Search code examples
socketslarge-filesreliabilitycontinuous

Sending a large file over network continuously


We need to write software that would continuously (i.e. new data is sent as it becomes available) send very large files (several Tb) to several destinations simultaneously. Some destinations have a dedicated fiber connection to the source, while some do not.

Several questions arise:

  • We plan to use TCP sockets for this task. What failover procedure would you recommend in order to handle network outages and dropped connections?
  • What should happen upon upload completion: should the server close the socket? If so, then is it a good design decision to have another daemon provide file checksums on another port?
  • Could you recommend a method to handle corrupted files, aside from downloading them again?
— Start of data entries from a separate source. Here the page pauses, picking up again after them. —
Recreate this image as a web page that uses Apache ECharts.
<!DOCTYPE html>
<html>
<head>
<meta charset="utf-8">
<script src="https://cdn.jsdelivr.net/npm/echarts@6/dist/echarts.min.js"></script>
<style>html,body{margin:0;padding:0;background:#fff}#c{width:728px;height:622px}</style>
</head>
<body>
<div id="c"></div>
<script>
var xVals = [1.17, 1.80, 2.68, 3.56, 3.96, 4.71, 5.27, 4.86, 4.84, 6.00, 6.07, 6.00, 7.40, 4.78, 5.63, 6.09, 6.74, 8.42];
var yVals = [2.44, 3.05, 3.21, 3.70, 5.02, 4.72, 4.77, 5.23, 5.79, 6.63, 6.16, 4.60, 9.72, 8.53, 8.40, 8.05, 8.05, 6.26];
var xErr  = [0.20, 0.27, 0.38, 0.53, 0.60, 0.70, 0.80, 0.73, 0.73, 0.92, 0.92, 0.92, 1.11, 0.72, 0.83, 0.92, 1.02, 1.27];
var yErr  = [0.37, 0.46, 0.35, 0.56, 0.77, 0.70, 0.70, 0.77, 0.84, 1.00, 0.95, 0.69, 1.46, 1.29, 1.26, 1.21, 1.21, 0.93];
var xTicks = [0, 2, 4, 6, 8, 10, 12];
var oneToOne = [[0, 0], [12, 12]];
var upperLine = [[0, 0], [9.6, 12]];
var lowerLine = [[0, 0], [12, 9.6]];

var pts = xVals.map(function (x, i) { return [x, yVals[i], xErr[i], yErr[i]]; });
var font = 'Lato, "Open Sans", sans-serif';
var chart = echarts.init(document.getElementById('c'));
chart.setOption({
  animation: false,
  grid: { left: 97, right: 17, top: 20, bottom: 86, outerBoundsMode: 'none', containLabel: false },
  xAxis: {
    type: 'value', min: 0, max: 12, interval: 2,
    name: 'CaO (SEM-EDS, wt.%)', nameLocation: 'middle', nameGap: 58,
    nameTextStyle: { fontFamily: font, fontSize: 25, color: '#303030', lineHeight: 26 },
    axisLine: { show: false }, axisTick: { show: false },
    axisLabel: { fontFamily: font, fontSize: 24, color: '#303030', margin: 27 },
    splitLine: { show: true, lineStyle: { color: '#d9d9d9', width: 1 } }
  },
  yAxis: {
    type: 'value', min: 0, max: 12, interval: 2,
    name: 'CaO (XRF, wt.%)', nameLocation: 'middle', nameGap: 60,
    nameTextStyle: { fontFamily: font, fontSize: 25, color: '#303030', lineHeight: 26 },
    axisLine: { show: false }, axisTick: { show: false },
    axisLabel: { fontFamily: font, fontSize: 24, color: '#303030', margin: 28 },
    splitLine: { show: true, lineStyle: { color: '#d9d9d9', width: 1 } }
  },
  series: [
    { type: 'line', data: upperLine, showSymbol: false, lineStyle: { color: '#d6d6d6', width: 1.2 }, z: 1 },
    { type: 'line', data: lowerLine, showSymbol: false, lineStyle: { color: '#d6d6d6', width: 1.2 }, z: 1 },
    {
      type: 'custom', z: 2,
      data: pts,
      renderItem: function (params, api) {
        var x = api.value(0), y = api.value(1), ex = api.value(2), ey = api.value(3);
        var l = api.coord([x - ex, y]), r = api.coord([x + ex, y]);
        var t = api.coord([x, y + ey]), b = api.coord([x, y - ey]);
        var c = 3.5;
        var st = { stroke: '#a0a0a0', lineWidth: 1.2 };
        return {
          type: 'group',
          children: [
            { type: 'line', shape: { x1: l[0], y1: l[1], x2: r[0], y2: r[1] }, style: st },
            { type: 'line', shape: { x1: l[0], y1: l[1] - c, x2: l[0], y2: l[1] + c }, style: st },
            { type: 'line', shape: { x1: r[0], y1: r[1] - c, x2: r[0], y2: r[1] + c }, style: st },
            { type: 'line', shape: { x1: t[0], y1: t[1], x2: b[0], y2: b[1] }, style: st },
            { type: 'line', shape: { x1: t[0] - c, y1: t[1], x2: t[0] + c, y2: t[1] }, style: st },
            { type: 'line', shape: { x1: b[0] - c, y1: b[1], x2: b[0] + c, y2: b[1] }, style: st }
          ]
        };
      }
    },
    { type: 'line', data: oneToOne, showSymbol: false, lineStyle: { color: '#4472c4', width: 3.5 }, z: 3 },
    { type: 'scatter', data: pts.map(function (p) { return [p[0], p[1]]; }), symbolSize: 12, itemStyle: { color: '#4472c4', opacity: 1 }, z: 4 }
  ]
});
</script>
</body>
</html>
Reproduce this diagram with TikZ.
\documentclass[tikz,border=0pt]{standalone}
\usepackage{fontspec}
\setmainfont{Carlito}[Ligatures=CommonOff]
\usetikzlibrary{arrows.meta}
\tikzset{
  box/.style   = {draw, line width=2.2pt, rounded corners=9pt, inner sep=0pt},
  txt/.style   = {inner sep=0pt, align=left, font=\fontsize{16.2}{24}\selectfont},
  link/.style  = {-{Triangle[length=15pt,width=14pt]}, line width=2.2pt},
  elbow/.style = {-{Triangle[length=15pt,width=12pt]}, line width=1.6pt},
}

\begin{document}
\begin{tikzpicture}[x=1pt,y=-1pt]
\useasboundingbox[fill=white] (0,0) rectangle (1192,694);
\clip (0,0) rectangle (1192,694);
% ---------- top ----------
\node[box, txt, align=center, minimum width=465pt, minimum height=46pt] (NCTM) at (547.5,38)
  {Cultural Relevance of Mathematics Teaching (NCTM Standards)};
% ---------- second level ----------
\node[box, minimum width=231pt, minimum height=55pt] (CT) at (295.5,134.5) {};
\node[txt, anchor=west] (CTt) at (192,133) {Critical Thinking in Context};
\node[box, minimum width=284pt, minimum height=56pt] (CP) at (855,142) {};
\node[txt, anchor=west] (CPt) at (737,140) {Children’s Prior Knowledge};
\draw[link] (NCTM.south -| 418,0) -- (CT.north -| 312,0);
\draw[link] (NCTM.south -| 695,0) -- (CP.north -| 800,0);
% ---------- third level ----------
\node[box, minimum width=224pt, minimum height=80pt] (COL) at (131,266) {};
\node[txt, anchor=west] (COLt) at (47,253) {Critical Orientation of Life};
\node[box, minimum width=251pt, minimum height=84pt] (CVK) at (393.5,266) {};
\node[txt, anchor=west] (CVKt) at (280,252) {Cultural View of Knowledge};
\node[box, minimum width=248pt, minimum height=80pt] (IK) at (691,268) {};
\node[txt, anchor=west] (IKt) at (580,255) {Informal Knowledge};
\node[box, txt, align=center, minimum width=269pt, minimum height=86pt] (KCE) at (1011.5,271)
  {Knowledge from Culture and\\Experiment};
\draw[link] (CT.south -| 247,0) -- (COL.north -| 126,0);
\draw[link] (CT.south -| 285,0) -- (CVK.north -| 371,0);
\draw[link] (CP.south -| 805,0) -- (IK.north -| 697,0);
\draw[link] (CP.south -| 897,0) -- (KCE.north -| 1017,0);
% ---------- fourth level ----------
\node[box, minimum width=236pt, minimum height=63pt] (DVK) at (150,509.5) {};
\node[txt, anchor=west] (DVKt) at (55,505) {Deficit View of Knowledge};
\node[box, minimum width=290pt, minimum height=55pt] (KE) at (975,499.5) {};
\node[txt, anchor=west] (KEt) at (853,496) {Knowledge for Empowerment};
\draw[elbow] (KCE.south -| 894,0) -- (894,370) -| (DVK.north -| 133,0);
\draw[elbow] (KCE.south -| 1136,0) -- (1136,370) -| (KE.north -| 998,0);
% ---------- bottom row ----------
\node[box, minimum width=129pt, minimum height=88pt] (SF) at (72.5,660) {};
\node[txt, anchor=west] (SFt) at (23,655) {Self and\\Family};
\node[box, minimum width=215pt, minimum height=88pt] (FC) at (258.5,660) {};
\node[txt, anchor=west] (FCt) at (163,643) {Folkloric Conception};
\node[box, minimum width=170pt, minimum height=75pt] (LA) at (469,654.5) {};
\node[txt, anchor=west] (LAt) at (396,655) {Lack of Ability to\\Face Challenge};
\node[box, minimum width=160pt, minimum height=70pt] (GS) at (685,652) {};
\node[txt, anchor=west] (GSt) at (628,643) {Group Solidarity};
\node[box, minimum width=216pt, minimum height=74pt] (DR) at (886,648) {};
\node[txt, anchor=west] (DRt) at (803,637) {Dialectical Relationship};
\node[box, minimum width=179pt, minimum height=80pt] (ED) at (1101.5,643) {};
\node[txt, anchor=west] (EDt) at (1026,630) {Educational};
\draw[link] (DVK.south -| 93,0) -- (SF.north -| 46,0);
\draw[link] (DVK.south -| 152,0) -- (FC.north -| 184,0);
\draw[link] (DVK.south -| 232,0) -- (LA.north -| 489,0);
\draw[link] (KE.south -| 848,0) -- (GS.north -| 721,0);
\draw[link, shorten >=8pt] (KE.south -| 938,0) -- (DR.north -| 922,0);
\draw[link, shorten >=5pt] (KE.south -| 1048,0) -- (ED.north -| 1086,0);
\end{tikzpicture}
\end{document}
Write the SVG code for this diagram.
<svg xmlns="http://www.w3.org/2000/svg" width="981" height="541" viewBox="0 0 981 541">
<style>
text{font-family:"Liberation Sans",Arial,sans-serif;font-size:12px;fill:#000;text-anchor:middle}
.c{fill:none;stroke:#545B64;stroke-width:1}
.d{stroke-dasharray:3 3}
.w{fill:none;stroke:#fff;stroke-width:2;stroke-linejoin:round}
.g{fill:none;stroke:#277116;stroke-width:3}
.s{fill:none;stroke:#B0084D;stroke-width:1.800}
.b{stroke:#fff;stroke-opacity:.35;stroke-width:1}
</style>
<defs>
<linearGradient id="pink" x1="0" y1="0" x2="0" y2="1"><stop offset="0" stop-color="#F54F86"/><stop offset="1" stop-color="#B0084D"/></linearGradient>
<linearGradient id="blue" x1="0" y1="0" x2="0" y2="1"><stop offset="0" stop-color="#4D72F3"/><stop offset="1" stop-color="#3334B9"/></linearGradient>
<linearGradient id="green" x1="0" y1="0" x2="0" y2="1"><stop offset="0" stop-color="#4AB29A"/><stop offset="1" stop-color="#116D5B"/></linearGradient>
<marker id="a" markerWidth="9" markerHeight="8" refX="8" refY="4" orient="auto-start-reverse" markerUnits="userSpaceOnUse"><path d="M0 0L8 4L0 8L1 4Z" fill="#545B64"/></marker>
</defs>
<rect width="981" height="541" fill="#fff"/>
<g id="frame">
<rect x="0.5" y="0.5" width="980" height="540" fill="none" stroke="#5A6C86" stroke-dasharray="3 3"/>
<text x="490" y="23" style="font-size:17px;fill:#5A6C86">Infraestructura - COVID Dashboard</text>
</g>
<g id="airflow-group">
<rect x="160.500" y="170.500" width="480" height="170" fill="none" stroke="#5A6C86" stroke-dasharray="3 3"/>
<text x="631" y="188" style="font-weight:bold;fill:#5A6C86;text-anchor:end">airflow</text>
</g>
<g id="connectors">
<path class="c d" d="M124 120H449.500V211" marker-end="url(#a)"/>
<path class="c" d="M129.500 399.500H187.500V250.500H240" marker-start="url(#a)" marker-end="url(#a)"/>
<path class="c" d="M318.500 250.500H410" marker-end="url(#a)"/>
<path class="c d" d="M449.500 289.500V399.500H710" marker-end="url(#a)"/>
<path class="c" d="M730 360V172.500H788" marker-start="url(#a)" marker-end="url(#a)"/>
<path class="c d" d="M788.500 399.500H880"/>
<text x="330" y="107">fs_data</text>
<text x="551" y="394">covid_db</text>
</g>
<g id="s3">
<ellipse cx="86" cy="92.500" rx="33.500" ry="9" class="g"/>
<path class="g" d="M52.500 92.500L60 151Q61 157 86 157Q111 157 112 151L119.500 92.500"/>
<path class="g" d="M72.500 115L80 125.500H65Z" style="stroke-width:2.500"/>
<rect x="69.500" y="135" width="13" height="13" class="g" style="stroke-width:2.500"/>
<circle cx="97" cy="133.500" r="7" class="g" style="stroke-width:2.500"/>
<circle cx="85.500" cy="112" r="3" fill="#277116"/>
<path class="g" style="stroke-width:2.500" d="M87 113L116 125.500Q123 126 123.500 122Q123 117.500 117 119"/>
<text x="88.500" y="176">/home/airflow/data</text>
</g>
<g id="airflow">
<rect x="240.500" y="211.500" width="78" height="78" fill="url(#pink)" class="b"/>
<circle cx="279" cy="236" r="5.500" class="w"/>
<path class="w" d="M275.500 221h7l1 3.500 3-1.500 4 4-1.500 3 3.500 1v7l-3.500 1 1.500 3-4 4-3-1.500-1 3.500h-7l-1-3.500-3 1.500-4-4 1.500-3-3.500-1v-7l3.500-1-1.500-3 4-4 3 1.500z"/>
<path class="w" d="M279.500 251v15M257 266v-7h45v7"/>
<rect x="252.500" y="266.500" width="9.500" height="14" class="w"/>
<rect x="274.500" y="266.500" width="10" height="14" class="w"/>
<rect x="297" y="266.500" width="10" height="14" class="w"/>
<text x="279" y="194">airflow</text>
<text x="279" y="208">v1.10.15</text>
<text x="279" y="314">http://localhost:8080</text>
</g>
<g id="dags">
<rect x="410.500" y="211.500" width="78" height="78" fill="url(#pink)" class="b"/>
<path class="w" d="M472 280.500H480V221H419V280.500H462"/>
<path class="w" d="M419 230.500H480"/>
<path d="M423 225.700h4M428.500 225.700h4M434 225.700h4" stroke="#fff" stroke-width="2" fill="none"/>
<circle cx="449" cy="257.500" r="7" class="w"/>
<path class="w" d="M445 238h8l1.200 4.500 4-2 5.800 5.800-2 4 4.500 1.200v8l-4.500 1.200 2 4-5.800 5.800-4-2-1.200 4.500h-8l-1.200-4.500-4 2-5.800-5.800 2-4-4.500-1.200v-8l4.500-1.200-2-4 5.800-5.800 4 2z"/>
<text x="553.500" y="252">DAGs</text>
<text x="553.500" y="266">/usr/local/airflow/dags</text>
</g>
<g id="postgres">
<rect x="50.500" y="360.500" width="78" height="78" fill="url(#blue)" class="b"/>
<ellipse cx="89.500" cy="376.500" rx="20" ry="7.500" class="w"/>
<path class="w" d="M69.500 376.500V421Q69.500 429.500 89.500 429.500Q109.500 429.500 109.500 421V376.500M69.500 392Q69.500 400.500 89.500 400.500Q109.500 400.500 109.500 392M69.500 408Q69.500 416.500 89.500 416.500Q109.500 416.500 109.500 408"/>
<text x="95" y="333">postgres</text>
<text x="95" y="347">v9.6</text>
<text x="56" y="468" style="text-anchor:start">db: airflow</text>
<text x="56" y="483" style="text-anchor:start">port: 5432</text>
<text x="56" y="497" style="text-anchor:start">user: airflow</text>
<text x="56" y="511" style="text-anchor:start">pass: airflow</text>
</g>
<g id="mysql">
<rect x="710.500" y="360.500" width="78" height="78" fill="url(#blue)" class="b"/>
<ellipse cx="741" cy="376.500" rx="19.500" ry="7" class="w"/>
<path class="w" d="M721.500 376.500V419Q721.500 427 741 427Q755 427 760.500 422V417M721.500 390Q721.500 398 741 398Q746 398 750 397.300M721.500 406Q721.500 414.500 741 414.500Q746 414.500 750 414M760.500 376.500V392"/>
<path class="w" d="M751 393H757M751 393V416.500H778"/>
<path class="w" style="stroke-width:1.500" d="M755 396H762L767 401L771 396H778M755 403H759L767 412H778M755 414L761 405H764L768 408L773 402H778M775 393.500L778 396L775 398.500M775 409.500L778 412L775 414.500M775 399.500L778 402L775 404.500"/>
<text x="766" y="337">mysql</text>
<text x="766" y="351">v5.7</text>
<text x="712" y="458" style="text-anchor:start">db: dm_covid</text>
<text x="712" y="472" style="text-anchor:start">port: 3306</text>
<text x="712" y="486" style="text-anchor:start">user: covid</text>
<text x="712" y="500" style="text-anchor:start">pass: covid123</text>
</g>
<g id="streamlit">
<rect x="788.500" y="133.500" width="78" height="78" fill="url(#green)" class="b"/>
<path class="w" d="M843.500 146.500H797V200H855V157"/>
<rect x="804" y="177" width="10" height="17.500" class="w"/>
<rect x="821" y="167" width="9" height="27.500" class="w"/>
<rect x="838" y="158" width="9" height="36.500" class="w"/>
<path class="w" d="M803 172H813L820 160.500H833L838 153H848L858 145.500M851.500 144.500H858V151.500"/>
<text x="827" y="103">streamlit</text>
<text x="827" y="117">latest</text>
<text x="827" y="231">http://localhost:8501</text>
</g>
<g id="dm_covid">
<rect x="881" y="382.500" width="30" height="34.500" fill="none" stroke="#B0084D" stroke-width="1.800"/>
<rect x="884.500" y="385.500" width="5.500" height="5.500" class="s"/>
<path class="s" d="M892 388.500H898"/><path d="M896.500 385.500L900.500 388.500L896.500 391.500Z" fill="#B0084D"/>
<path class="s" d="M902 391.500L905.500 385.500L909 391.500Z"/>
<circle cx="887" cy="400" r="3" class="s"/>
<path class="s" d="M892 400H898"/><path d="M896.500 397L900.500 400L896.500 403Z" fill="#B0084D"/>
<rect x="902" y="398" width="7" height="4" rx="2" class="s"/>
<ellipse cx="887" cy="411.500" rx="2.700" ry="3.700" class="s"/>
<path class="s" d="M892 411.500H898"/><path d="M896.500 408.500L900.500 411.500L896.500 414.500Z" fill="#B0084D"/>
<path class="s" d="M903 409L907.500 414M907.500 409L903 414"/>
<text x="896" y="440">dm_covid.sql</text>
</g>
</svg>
Perhaps I could break them into 10Mb chunks and calculate checksums for each chunk separately?

Thanks.


Solution

  • Since no answers have been given, I'm sharing our own decisions here:

    • There is a separate daemon for providing checksums for chunks and whole files.
    • We have decided to abandon the idea of using multicast over VPN for now; we use a multi-process server to distribute the files. The socket is closed and the worker process exits as soon as the file download is complete; any corrupted chunks need to be downloaded separately.
    • We use a filesystem monitor to capture new data as soon as it arrives to the tier 1 distribution server.